Exercise prompt:
Please return exactly the run of lines that begins with the line containing "Give me the Plotly.js source for this chart." and ends with the line containing "const xLabel = 'Battiti/minuto';", pictures excluded.

(Records excerpted from a collection)
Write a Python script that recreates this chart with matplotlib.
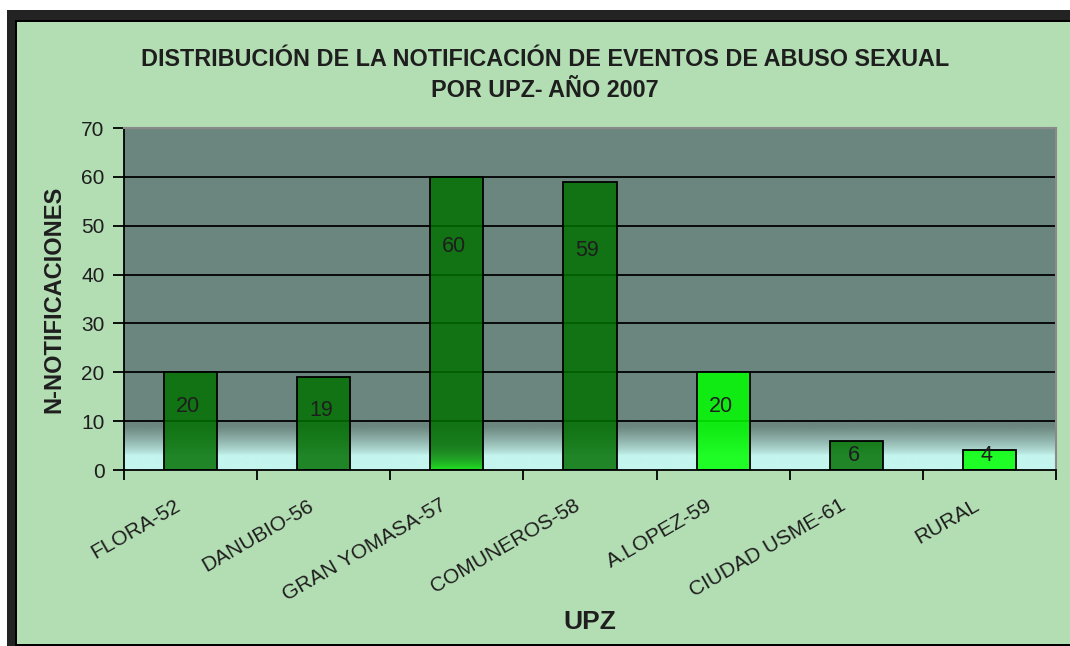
import numpy as np
import matplotlib.pyplot as plt
from matplotlib.colors import LinearSegmentedColormap, to_rgb
from matplotlib.patches import Rectangle
from matplotlib.transforms import ScaledTranslation

categories = ['FLORA-52', 'DANUBIO-56', 'GRAN YOMASA-57', 'COMUNEROS-58',
              'A.LOPEZ-59', 'CIUDAD USME-61', 'RURAL']
values = [20, 19, 60, 59, 20, 6, 4]
bright = [False, False, False, False, True, False, True]
yticks = [0, 10, 20, 30, 40, 50, 60, 70]

title = 'DISTRIBUCIÓN DE LA NOTIFICACIÓN DE EVENTOS DE ABUSO SEXUAL\nPOR UPZ- AÑO 2007'

plt.rcParams['font.family'] = ['Liberation Sans', 'DejaVu Sans']
text_col = '#1e1e1e'
fig_bg = '#b3ddb3'
plot_bg = '#6b867e'
low_bg = '#c4f5ee'

fig = plt.figure(figsize=(10.7, 6.46), dpi=100)
fig.patch.set_facecolor('white')

# green panel with a dark frame on top/left, like the pasted excel chart
fig.patches.append(Rectangle((7 / 1070, 0), 1, 1 - 10 / 646, transform=fig.transFigure,
                             facecolor='#232323', edgecolor='none', zorder=-3))
fig.patches.append(Rectangle((15 / 1070, 0), 1, 1 - 20 / 646,
                             transform=fig.transFigure, facecolor='black',
                             edgecolor='none', zorder=-2))
fig.patches.append(Rectangle((17 / 1070, 2 / 646), 1, 1 - 24 / 646,
                             transform=fig.transFigure, facecolor=fig_bg,
                             edgecolor='none', zorder=-1))

ax = fig.add_axes([124 / 1070, 1 - 470 / 646, 932 / 1070, 342 / 646])
ax.set_facecolor(plot_bg)

x = np.arange(len(categories))
ax.set_xlim(-0.5, len(categories) - 0.5)
ax.set_ylim(0, 70)

# lower band of the plot area fades from grey-green into light cyan
t = np.linspace(0, 1, 200)
grad = np.clip((t - 0.3) / 0.6, 0, 1) ** 0.8
cmap = LinearSegmentedColormap.from_list('bg', [low_bg, plot_bg])
ax.imshow(grad[:, None], aspect='auto', cmap=cmap, origin='lower',
          extent=(-0.5, len(categories) - 0.5, 0, 10), zorder=0,
          interpolation='bilinear')

for y in yticks[1:-1]:
    ax.axhline(y, color='black', lw=1.3, zorder=1)
ax.axhline(70, color='#8a8a8a', lw=1.5, zorder=1)

colors = ['#00ff00' if b else '#007000' for b in bright]
bars = ax.bar(x, values, width=0.4, color=colors, alpha=0.84,
              edgecolor='none', zorder=2)
ax.bar(x, values, width=0.4, facecolor='none', edgecolor='black',
       lw=1.3, zorder=3)

# the GRAN YOMASA bar turns bright green near its base
b = bars[2]
fade = np.linspace(1, 0, 100) ** 2.5
rgba = np.zeros((100, 1, 4))
rgba[..., :3] = to_rgb('#20f020')
rgba[:, 0, 3] = fade * 0.9
ax.imshow(rgba, aspect='auto', origin='lower', zorder=2.5,
          extent=(b.get_x(), b.get_x() + b.get_width(), 0, 6))

for xi, v in zip(x, values):
    ax.text(xi - 0.02, max(v * 0.82 - 3.5, 3), str(v), ha='center', va='center',
            fontsize=15.5, color=text_col, zorder=4)

ax.set_yticks(yticks)
ax.set_xticks(x)
ax.set_xticklabels([])
ax.set_xticks(np.arange(len(categories) + 1) - 0.5, minor=True)
ax.tick_params(axis='x', which='major', length=0)
ax.tick_params(axis='x', which='minor', length=7, width=1.3, direction='out')
ax.tick_params(axis='y', length=8, width=1.3, labelsize=15, labelcolor=text_col,
               pad=6)

# category names: rotated, ending just left of each category centre
lab_tr = ax.get_xaxis_transform() + ScaledTranslation(-12 / 100, -34 / 100,
                                                      fig.dpi_scale_trans)
for xi, name in zip(x, categories):
    ax.text(xi, 0, name, transform=lab_tr, rotation=30, ha='right',
            va='center', rotation_mode='anchor', fontsize=15, color=text_col,
            clip_on=False)

for s in ['left', 'bottom']:
    ax.spines[s].set_linewidth(1.3)
for s in ['top', 'right']:
    ax.spines[s].set_color('#8a8a8a')
    ax.spines[s].set_linewidth(1.5)

ax.set_ylabel('N-NOTIFICACIONES', fontsize=17, fontweight='bold',
              color=text_col)
ax.yaxis.set_label_coords(-59 / 932, 0.5)
ax.set_xlabel('UPZ', fontsize=19, fontweight='bold', color=text_col)
ax.xaxis.set_label_coords(0.5, -140 / 342)

fig.text(545 / 1070, 1 - 75 / 646, title, ha='center', va='center',
         fontsize=16.8, fontweight='bold', color=text_col, linespacing=1.4)

fig.savefig('out.png', dpi=100, facecolor=fig.get_facecolor())
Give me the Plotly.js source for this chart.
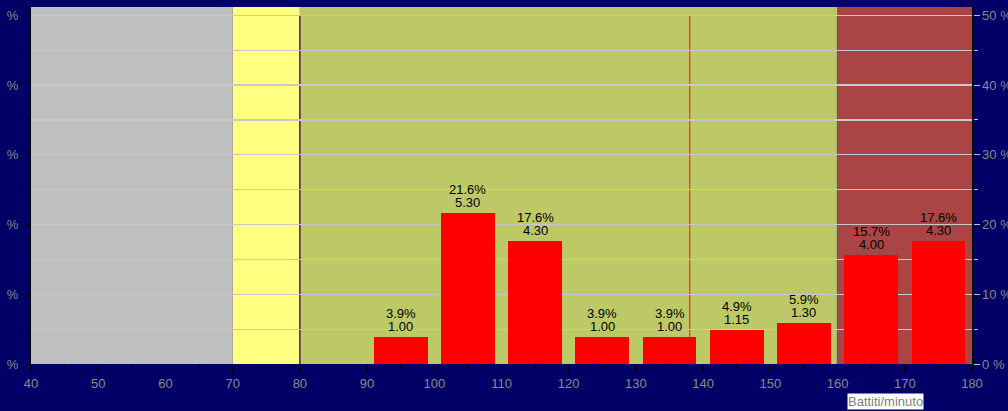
<!DOCTYPE html>
<html><head><meta charset="utf-8">
<script src="https://cdn.plot.ly/plotly-3.0.1.min.js"></script>
<style>html,body{margin:0;padding:0;background:#000066;}#chart{width:1008px;height:411px;}</style>
</head><body><div id="chart"></div>
<script>
// Heart-rate histogram data
const bpm = [95, 105, 115, 125, 135, 145, 155, 165, 175];
const pct = [3.9, 21.6, 17.6, 3.9, 3.9, 4.9, 5.9, 15.7, 17.6];
const minutes = [1.00, 5.30, 4.30, 1.00, 1.00, 1.15, 1.30, 4.00, 4.30];
const zoneStart = [40, 70, 80, 160];
const zoneEnd = [70, 80, 160, 180];
const zoneLines = [80, 160];
const avgBpm = 138;
const yTickVals = [0, 10, 20, 30, 40, 50];
const yMinorVals = [5, 15, 25, 35, 45];
const xTickVals = [40, 50, 60, 70, 80, 90, 100, 110, 120, 130, 140, 150, 160, 170, 180];
const xLabel = 'Battiti/minuto';

const FONT = 'Liberation Sans, Arial, sans-serif';
const zoneFill = ['#c0c0c0', '#ffff80', '#bdc966', '#ab4545'];
const zoneLineColor = ['#5a1a5a', '#5a5a78'];
const yMax = 51.2;
const labelGray = '#8a8a8a';

const shapes = [];
zoneStart.forEach((s, i) => shapes.push({
  type: 'rect', xref: 'x', yref: 'paper', x0: s, x1: zoneEnd[i], y0: 0, y1: 1,
  fillcolor: zoneFill[i], line: {width: 0}, layer: 'below'
}));
zoneLines.forEach((v, i) => shapes.push({
  type: 'line', xref: 'x', yref: 'y', x0: v, x1: v, y0: 0, y1: 50,
  line: {color: zoneLineColor[i], width: 1.5}, layer: 'below'
}));
shapes.push({
  type: 'line', xref: 'x', yref: 'y', x0: avgBpm, x1: avgBpm, y0: 0, y1: 50,
  line: {color: '#e8501e', width: 1.5}, layer: 'below'
});

const annotations = [];
bpm.forEach((b, i) => {
  annotations.push({x: b, y: pct[i], xref: 'x', yref: 'y', text: minutes[i].toFixed(2),
    showarrow: false, yanchor: 'bottom', yshift: 1, font: {family: FONT, size: 13, color: '#000'}});
  annotations.push({x: b, y: pct[i], xref: 'x', yref: 'y', text: pct[i].toFixed(1) + '%',
    showarrow: false, yanchor: 'bottom', yshift: 14, font: {family: FONT, size: 13, color: '#000'}});
});
annotations.push({
  xref: 'paper', yref: 'paper', x: 0.867, y: -0.0826, xanchor: 'left', yanchor: 'top',
  text: xLabel, showarrow: false, bgcolor: '#ffffff', borderpad: 0,
  font: {family: FONT, size: 13, color: '#808080'}
});

const traces = [
  {type: 'bar', x: bpm, y: pct, width: 8, marker: {color: '#ff0000', line: {width: 0}},
   hoverinfo: 'skip', showlegend: false},
  {type: 'scatter', x: bpm, y: pct, yaxis: 'y2', mode: 'none', hoverinfo: 'skip', showlegend: false}
];

const layout = {
  width: 1008, height: 411,
  paper_bgcolor: '#000066', plot_bgcolor: 'rgba(0,0,0,0)',
  margin: {l: 31, r: 36, t: 7, b: 47, pad: 0},
  font: {family: FONT, size: 13, color: labelGray},
  showlegend: false,
  bargap: 0,
  xaxis: {
    range: [40, 180], tickmode: 'array', tickvals: xTickVals,
    ticks: 'outside', ticklen: 7, tickcolor: '#000', tickwidth: 1.5,
    showgrid: false, zeroline: false, showline: false,
    tickfont: {family: FONT, size: 13, color: labelGray},
    minor: {dtick: 5, tick0: 0, ticks: 'outside', ticklen: 3, tickcolor: '#000', showgrid: false}
  },
  yaxis: {
    range: [0, yMax], tickmode: 'array', tickvals: yTickVals, ticktext: yTickVals.map(() => '%'),
    ticks: 'outside', ticklen: 5, tickcolor: '#000', tickwidth: 1, ticklabelstandoff: 4,
    showgrid: true, gridcolor: '#c8c8c8', gridwidth: 1.2, zeroline: false,
    showline: true, linecolor: '#000', linewidth: 1,
    tickfont: {family: FONT, size: 13, color: labelGray},
    minor: {tickmode: 'array', tickvals: yMinorVals, ticks: 'outside', ticklen: 4, tickcolor: '#000',
            showgrid: true, gridcolor: '#c8c8c8', gridwidth: 1.2}
  },
  yaxis2: {
    overlaying: 'y', side: 'right', range: [0, yMax], tickmode: 'array', tickvals: yTickVals,
    ticktext: yTickVals.map(v => v + ' %'), ticks: 'outside', ticklen: 6, tickcolor: '#c0c0c0', tickwidth: 1,
    showgrid: false, zeroline: false, showline: true, linecolor: '#000', linewidth: 1.5,
    tickfont: {family: FONT, size: 13, color: labelGray},
    minor: {tickmode: 'array', tickvals: yMinorVals, ticks: 'outside', ticklen: 4, tickcolor: '#c0c0c0'}
  },
  shapes: shapes,
  annotations: annotations
};

Plotly.newPlot('chart', traces, layout, {displayModeBar: false, staticPlot: true});
</script>
</body></html>
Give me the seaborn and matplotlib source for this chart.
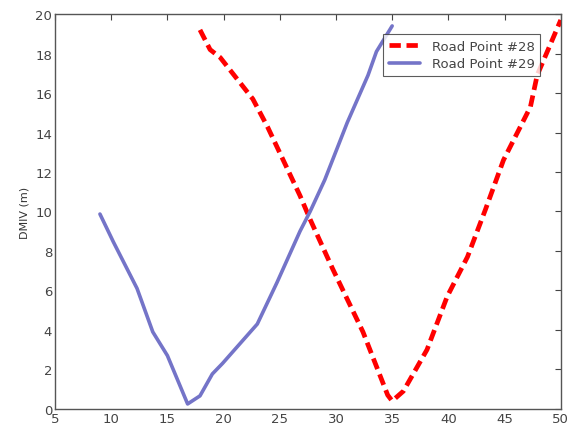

Written response:
Give me the Plotly.js source for this chart.
<!DOCTYPE html>
<html><head><meta charset="utf-8">
<script src="https://cdn.plot.ly/plotly-3.0.1.min.js"></script>
<style>html,body{margin:0;padding:0;background:#000066;}#chart{width:1008px;height:411px;}</style>
</head><body><div id="chart"></div>
<script>
// Heart-rate histogram data
const bpm = [95, 105, 115, 125, 135, 145, 155, 165, 175];
const pct = [3.9, 21.6, 17.6, 3.9, 3.9, 4.9, 5.9, 15.7, 17.6];
const minutes = [1.00, 5.30, 4.30, 1.00, 1.00, 1.15, 1.30, 4.00, 4.30];
const zoneStart = [40, 70, 80, 160];
const zoneEnd = [70, 80, 160, 180];
const zoneLines = [80, 160];
const avgBpm = 138;
const yTickVals = [0, 10, 20, 30, 40, 50];
const yMinorVals = [5, 15, 25, 35, 45];
const xTickVals = [40, 50, 60, 70, 80, 90, 100, 110, 120, 130, 140, 150, 160, 170, 180];
const xLabel = 'Battiti/minuto';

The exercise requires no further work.